William Brangham: As the child of immigrants raised in the U.S., Dinh want it to expand what it means to be Vietnamese-American today.

Christian Dinh: When you hear stories about the Vietnamese community, it usually revolved around the war. And that's kind of where it ends. The war doesn't define these people. It is very important for them in their lives and what they have experienced, but they have also experienced a whole new life and established a whole new community here in the United States.

William Brangham: About an hour-and-a-half west from Biloxi, many forged that community here in New Orleans. The city's Village de L'Est neighborhood has been home to several thousand Vietnamese-Americans, including Cyndi Nguyen.

Cyndi Nguyen, New Orleans Resident: People came down to New Orleans because of the weather, because of the possibility of working immediately because of the Gulf. Many Vietnamese immigrants were fishermen by trade.

William Brangham: Nguyen and her family came to New Orleans as part of that wave of refugees fleeing the chaos after the fall of Saigon in 1975. She too planted roots in America, becoming the first Asian American to serve on the New Orleans City Council.

Cyndi Nguyen: My father say would: "Well, we're going to New Orleans."

I would say: "How -- where is New Orleans?"

"Well, that's where all the Vietnamese people are going to."

"Well, how did you know this?"

"Well, we just got word."

So we moved to New Orleans, where we saw people that looks like us. It was definitely comforting, especially in a new country, right?

William Brangham: But just 30 years later, many of those immigrants had to flee their homes again when Hurricane Katrina drove them away.

Cyndi Nguyen: We had a lot of conversation with many of our residents. And they said, well -- when Katrina here, it was just kind of like, where am I going to go? This is only home I know.

William Brangham: But in a show of resilience, Nguyen says her community was one of the first to return and among the fastest to rebuild.

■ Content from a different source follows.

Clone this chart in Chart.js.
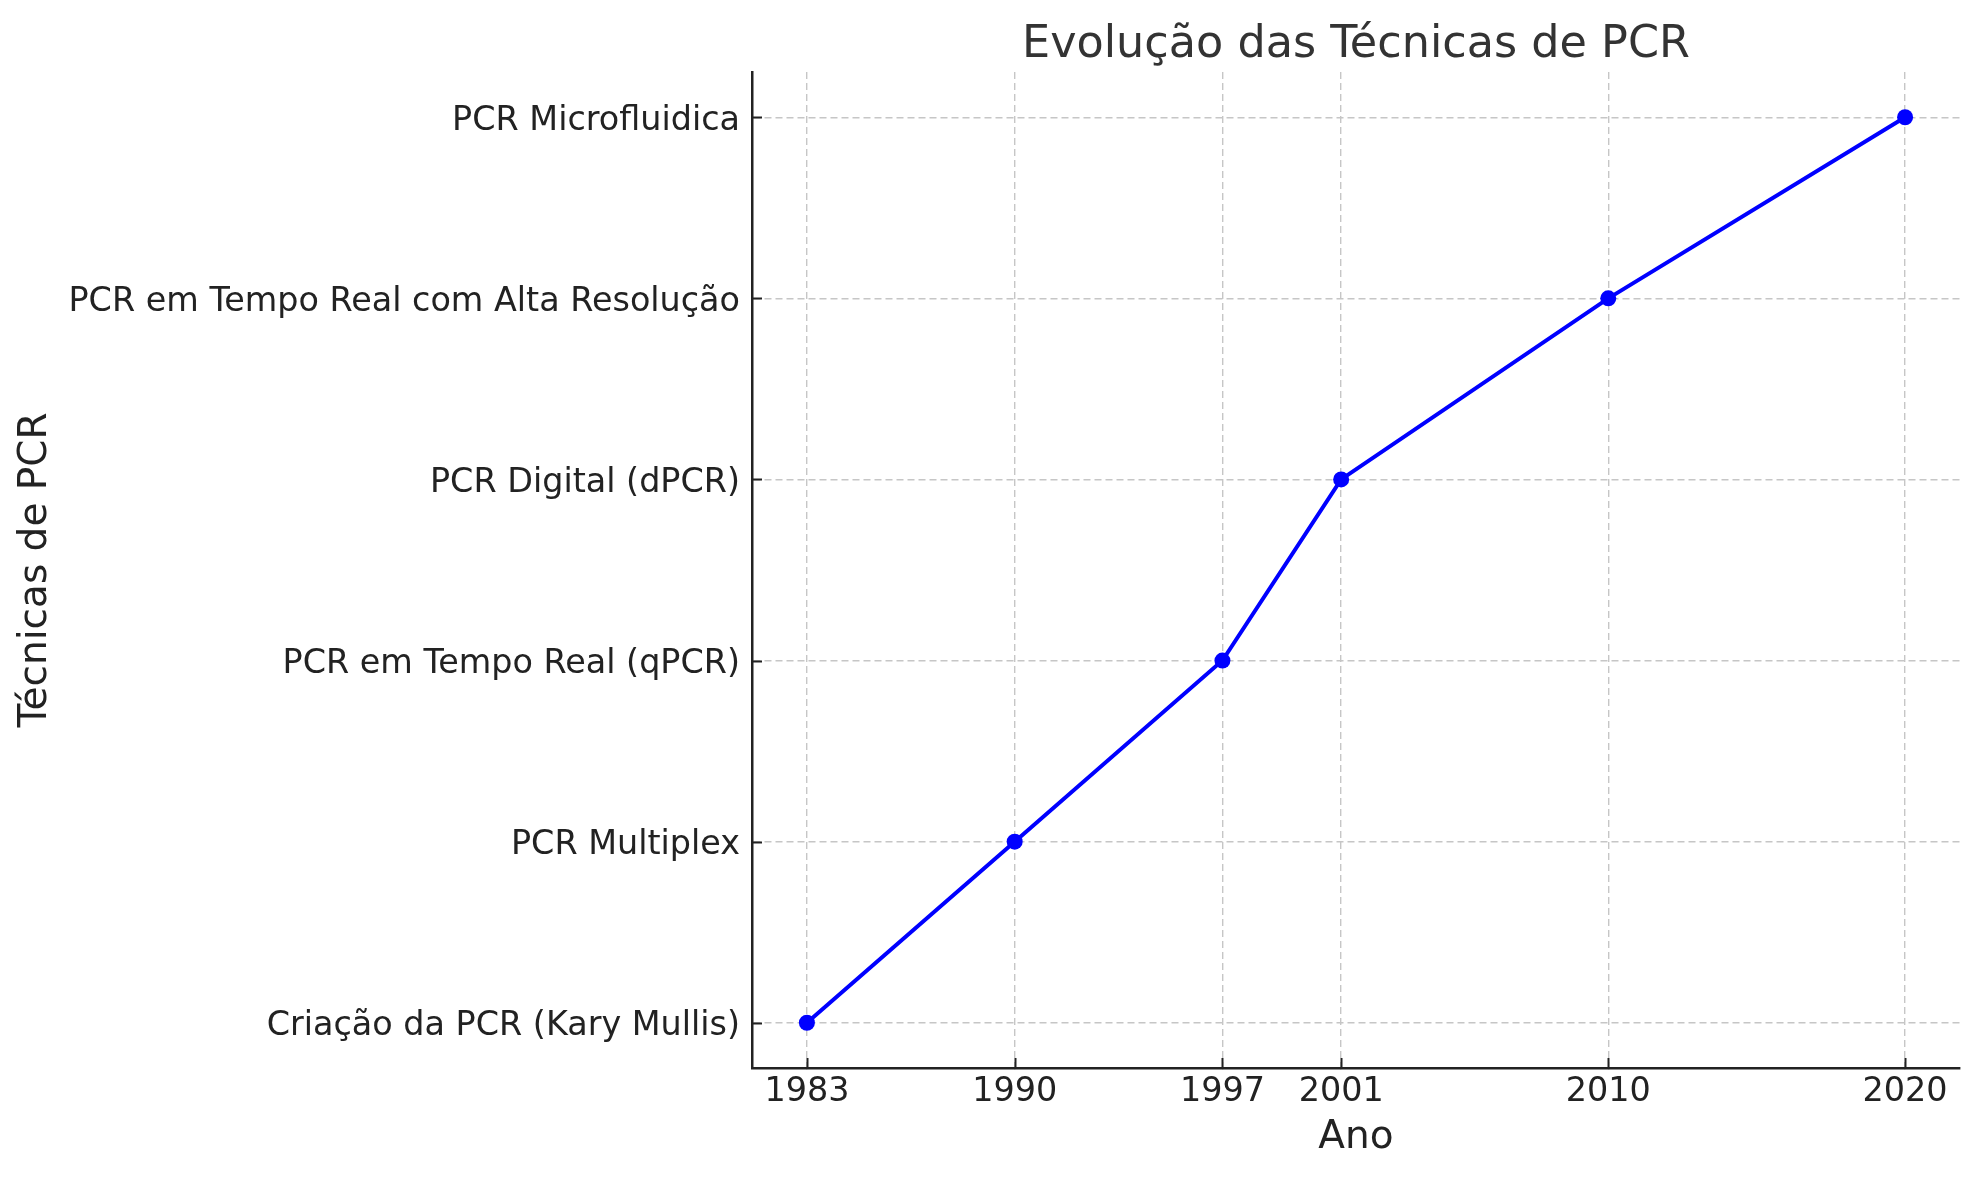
<!DOCTYPE html>
<html>
<head>
<meta charset="utf-8">
<title>Evolução das Técnicas de PCR</title>
<script src="https://cdn.jsdelivr.net/npm/chart.js@4/dist/chart.umd.min.js"></script>
<style>
  html, body { margin: 0; padding: 0; background: #ffffff; }
  #chart { display: block; }
</style>
</head>
<body>
<canvas id="chart" width="1980" height="1180"></canvas>
<script>
// data
const years = [1983, 1990, 1997, 2001, 2010, 2020];
const techniques = [
    'Criação da PCR (Kary Mullis)',
    'PCR Multiplex',
    'PCR em Tempo Real (qPCR)',
    'PCR Digital (dPCR)',
    'PCR em Tempo Real com Alta Resolução',
    'PCR Microfluidica'
];
const techniqueIndex = [0, 1, 2, 3, 4, 5];

const chartTitle = 'Evolução das Técnicas de PCR';
const xTitle = 'Ano';
const yTitle = 'Técnicas de PCR';

const FONT = '"DejaVu Sans", "Noto Sans", sans-serif';

// matplotlib-like 5% margins around the data
const xPad = (years[years.length - 1] - years[0]) * 0.05;
const yPad = (techniqueIndex[techniqueIndex.length - 1] - techniqueIndex[0]) * 0.05;

const points = years.map((yr, i) => ({ x: yr, y: techniqueIndex[i] }));

// title centred over the plot area, ticks pointing inward
const decorations = {
    id: 'decorations',
    afterDraw(chart) {
        const ctx = chart.ctx;
        const area = chart.chartArea;
        const xs = chart.scales.x;
        const ys = chart.scales.y;
        ctx.save();
        ctx.strokeStyle = '#222222';
        ctx.lineWidth = 2;
        xs.ticks.forEach(t => {
            const px = Math.round(xs.getPixelForValue(t.value)) + 0.5;
            ctx.beginPath();
            ctx.moveTo(px, area.bottom);
            ctx.lineTo(px, area.bottom - 10);
            ctx.stroke();
        });
        ys.ticks.forEach(t => {
            const py = Math.round(ys.getPixelForValue(t.value)) + 0.5;
            ctx.beginPath();
            ctx.moveTo(area.left, py);
            ctx.lineTo(area.left + 10, py);
            ctx.stroke();
        });
        ctx.fillStyle = '#333333';
        ctx.font = '44.5px ' + FONT;
        ctx.textAlign = 'center';
        ctx.textBaseline = 'alphabetic';
        ctx.fillText(chartTitle, (area.left + area.right) / 2, 57);
        ctx.restore();
    }
};

const gridStyle = {
    color: '#c6c6c6',
    lineWidth: 1.4,
    drawTicks: true,
    tickLength: 0
};

new Chart(document.getElementById('chart'), {
    type: 'line',
    data: {
        datasets: [{
            label: 'Técnicas',
            data: points,
            borderColor: '#0000ff',
            backgroundColor: '#0000ff',
            borderWidth: 4,
            pointRadius: 8,
            pointBorderWidth: 0,
            pointBackgroundColor: '#0000ff',
            tension: 0,
            clip: false
        }]
    },
    options: {
        responsive: false,
        animation: false,
        devicePixelRatio: 1,
        layout: { padding: { top: 72, right: 20, bottom: 0, left: 0 } },
        plugins: {
            legend: { display: false },
            title: { display: false },
            tooltip: { enabled: false }
        },
        scales: {
            x: {
                type: 'linear',
                min: years[0] - xPad,
                max: years[years.length - 1] + xPad,
                afterBuildTicks: axis => { axis.ticks = years.map(v => ({ value: v })); },
                afterFit: axis => { axis.height = 112; },
                grid: gridStyle,
                border: { display: true, color: '#222222', width: 2.5, dash: [7, 4] },
                ticks: {
                    color: '#222222',
                    font: { family: FONT, size: 33.4 },
                    padding: 4,
                    maxRotation: 0,
                    autoSkip: false,
                    callback: v => String(v)
                },
                title: {
                    display: true,
                    text: xTitle,
                    color: '#222222',
                    font: { family: FONT, size: 39 },
                    padding: { top: 0, bottom: 19 }
                }
            },
            y: {
                type: 'linear',
                min: techniqueIndex[0] - yPad,
                max: techniqueIndex[techniqueIndex.length - 1] + yPad,
                afterBuildTicks: axis => { axis.ticks = techniqueIndex.map(v => ({ value: v })); },
                afterFit: axis => { axis.width = 752; },
                grid: gridStyle,
                border: { display: true, color: '#222222', width: 2.5, dash: [7, 4] },
                ticks: {
                    color: '#222222',
                    font: { family: FONT, size: 33.4 },
                    padding: 12,
                    labelOffset: 4,
                    autoSkip: false,
                    callback: v => techniques[v] !== undefined ? techniques[v] : ''
                },
                title: {
                    display: true,
                    text: yTitle,
                    color: '#222222',
                    font: { family: FONT, size: 39 },
                    padding: { top: 12, bottom: 0 }
                }
            }
        }
    },
    plugins: [decorations]
});
</script>
</body>
</html>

Five years later, though, another blow. The BP oil spill devastated the Gulf's fishing industry and the livelihoods of many Vietnamese-American shrimpers. But again, Nguyen says, there was rebirth, a shift to farming in community-owned cooperatives like this.

Dylan Tran, Composer: It's something to do with resilience and community. It's something to do with family. It's something to do with love. Those are the big things.

I happen to tell them through a Vietnamese-American lens, but they're themes that we all relate to in some kind of way.

William Brangham: Vietnamese-American composer Dylan Tran's first instrument was an old hand-me-down guitar passed from older brothers. But it was working in his father's laundromat where he was first inspired to weave his family's heritage into his own work.

Dylan Tran: It was a couple years after my dad had passed. And I was working at the laundromat that he owned, sitting in his office, smelling his smell. And while I was in there, I would be listening to classical traditional court Vietnamese music. And I had my manuscript paper.

And in between mopping the floor and cleaning out the dryers and everything, I would go to the office and just transcribe. And I would write down everything I was hearing and try to get it as close as I -- as I possibly could.

William Brangham: Those ideas were central to his string quartet composition called "No. 1 on Viet Themes."

It became the score for the documentary "Uncle at Sea" about the struggles of a Gulf Coast Vietnamese-American fisherman. And it was later performed at the Ogden Museum of Southern Art in New Orleans.

Dylan Tran: I cried countless times throughout it and afterwards thinking about it, because the response from the Vietnamese community was -- it just felt so huge, people who just heard about it on the street or saw a poster in a cafe and were just excited to see a part of their culture presented and elevated in this way.

When I write music that is influenced by my Vietnameseness, it's to express myself and it's to connect with other people who share that. And anyone is welcome to come and enjoy that. But it's something that I do for us. It's something I do for us, you know?

William Brangham: And while this younger generation innovates, the timeless theme of resilience is threaded through their work.